A group of retired generals and diplomats recently sent an open letter to President Obama urging him to augment U.S. forces in Afghanistan and extend U.S. involvement there. Writing for The National Interest, Daniel Davis argues that doing so would be a flawed strategy, especially since Americans have not become any safer as a result of Operation Enduring Freedom and the Iraq War.
Past surges of troops in Afghanistan and Iraq did not prove successful. Instead, according to Davis, the “number of terror organizations and terror threats to America has risen considerably over the past fifteen years.” Davis also points out that in Afghanistan more territory is now in the hands of terrorists than before the surge. Meanwhile, the United States gave the Iraqi government the opportunity to create oppressive policies towards Sunnis, which played a role in the emergence of ISIS.
Davis asserts that the authors of the letter twist the facts by invoking fear and the painful memories of 9/11. The letter-writers argue that the terrorists responsible for 9/11 depended on Afghanistan’s unique location to carry out their plot, and they could do so again if the United States does not succeed in Afghanistan.

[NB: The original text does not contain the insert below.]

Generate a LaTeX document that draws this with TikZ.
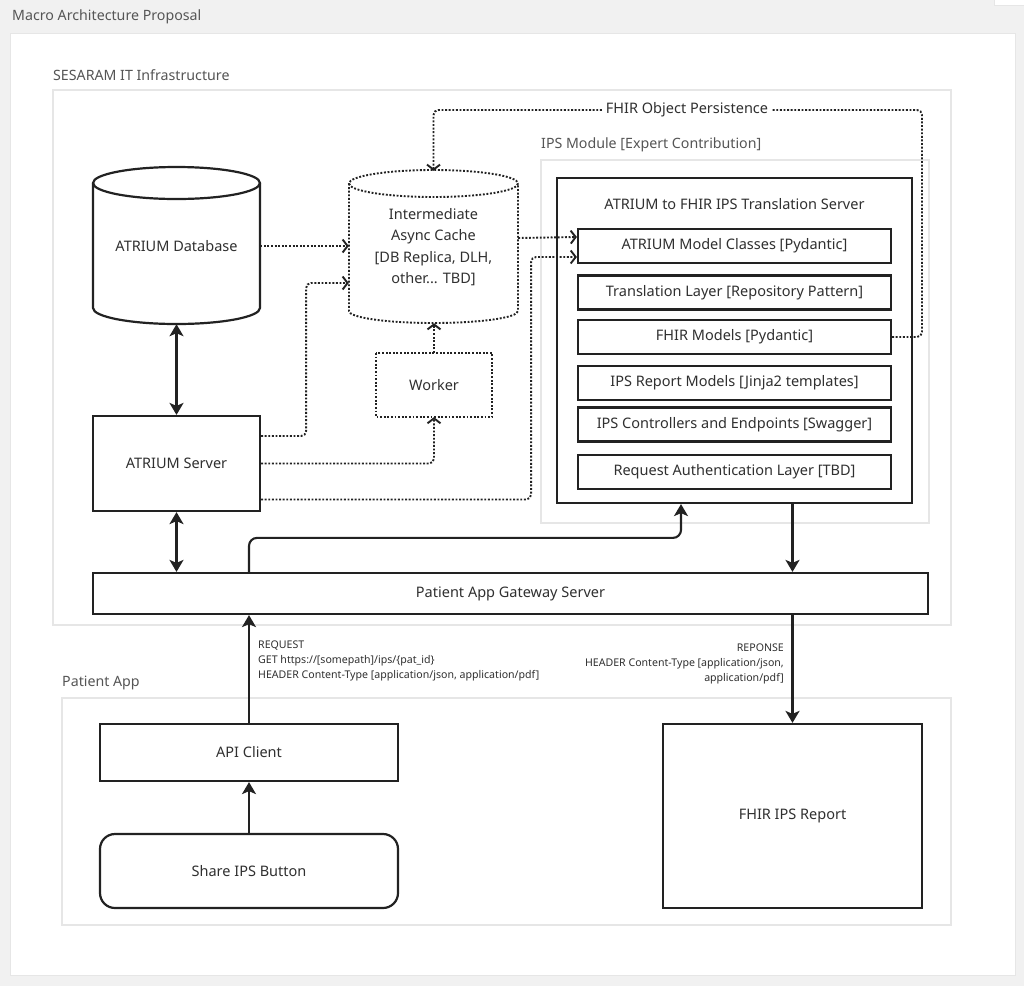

Davis counters that the 9/11 plot need not have been concocted in Afghanistan. In fact, Davis maintains that the U.S. strategies executed there have been making the United States less secure by “keeping the Middle East aflame.” Instead of being swayed by fear, Davis concludes that President Obama and the people of the United States should appraise the past nearly two decades of warfare in the Middle East with a more critical eye and ask whether “more of the same” is a strategy that will bring peace and prosperity to either the Middle East or Americans back home.